The trial was the first to deal with war crimes stemming from action against Kurds in Iraq and Iran. But it is unclear whether the landmark ruling could lead to other prosecutions in the West for complicity in genocide in the Halabja killings. Some 5,000 Kurdish villagers died in March 1988 by the gas attack launched at the end of the bitter Iran-Iraq war.

Britain has incorporated the International Criminal Court Act into domestic legislation which is not retrospective, and therefore limited to events after May 2001. But the Dutch legislation has retrospective effect. The United States, which cited Saddam's weapons of mass destruction as a pressing reason for invading Iraq in 2003, turned a blind eye to Saddam's use of poison gas against the Kurds.

In November 1988, the British foreign secretary, Sir Geoffrey Howe, said there was "compelling but not conclusive" evidence that Iraq had used chemical weapons against the Kurds. At the time, he said it was better to continue relations with Saddam rather than "isolate Iraq and make its unacceptable behaviour more likely".

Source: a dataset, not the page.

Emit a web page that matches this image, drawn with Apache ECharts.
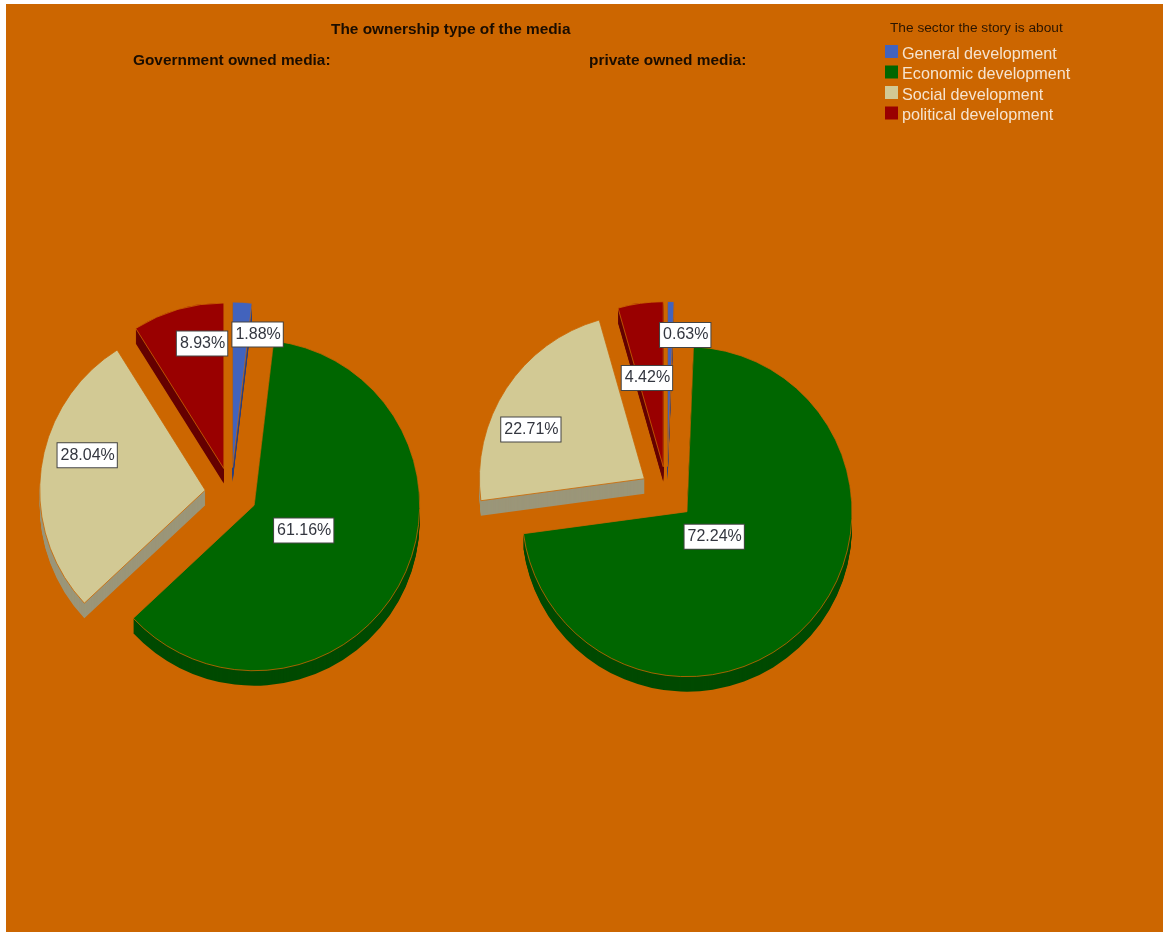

Peter Carter QC, chairman of the Bar's human rights committee, said Dutch and British jurisdictions were restricted in that they could try only their nationals. "But this means British mercenaries who support regimes that commit war crimes can expect prosecution," he added.

The ruling on genocide said the Dutch court "thinks and considers legally and convincingly proven that the Kurdish population meets requirement under Genocide Conventions as an ethnic group. The court has no other conclusion than that these attacks were committed with the intent to destroy the Kurdish population of Iraq".

The Dutch trader, Frans van Anraat, was found guilty of complicity in war crimes. "All the deliveries took place before 16 March, 1988; therefore, the defendant must be acquitted of complicity in genocide," the court said, referring to the date of the attack. Mr van Anraat, who intends to appeal, had admitted selling the chemicals to Iraq but denied knowing they would become lethal weapons.

The prosecution, which had sought the 15-year jail sentence, accused the 63-year-old trader of having shipped at least 1,100 tons of chemicals to Iraq that were used to manufacture the weapons.

Presiding Judge Roel van Rossum said: "His deliveries facilitated the attacks and constitute a very serious war crime. He cannot counter with the argument that this would have happened even without his contribution. Even the maximum sentence is not enough to cover the seriousness of the acts."

Yesterday's decision will not have any immediate impact on the trial of the ousted Iraqi dictator, because he is being tried for crimes of humanity stemming from the killing of Shia after an attempted assassination in 1982. The charges against Saddam and his seven co-defendants carry the death penalty.

Later, there are plans to try him for the Halabja massacre among other crimes, although specific charges have not yet been filed.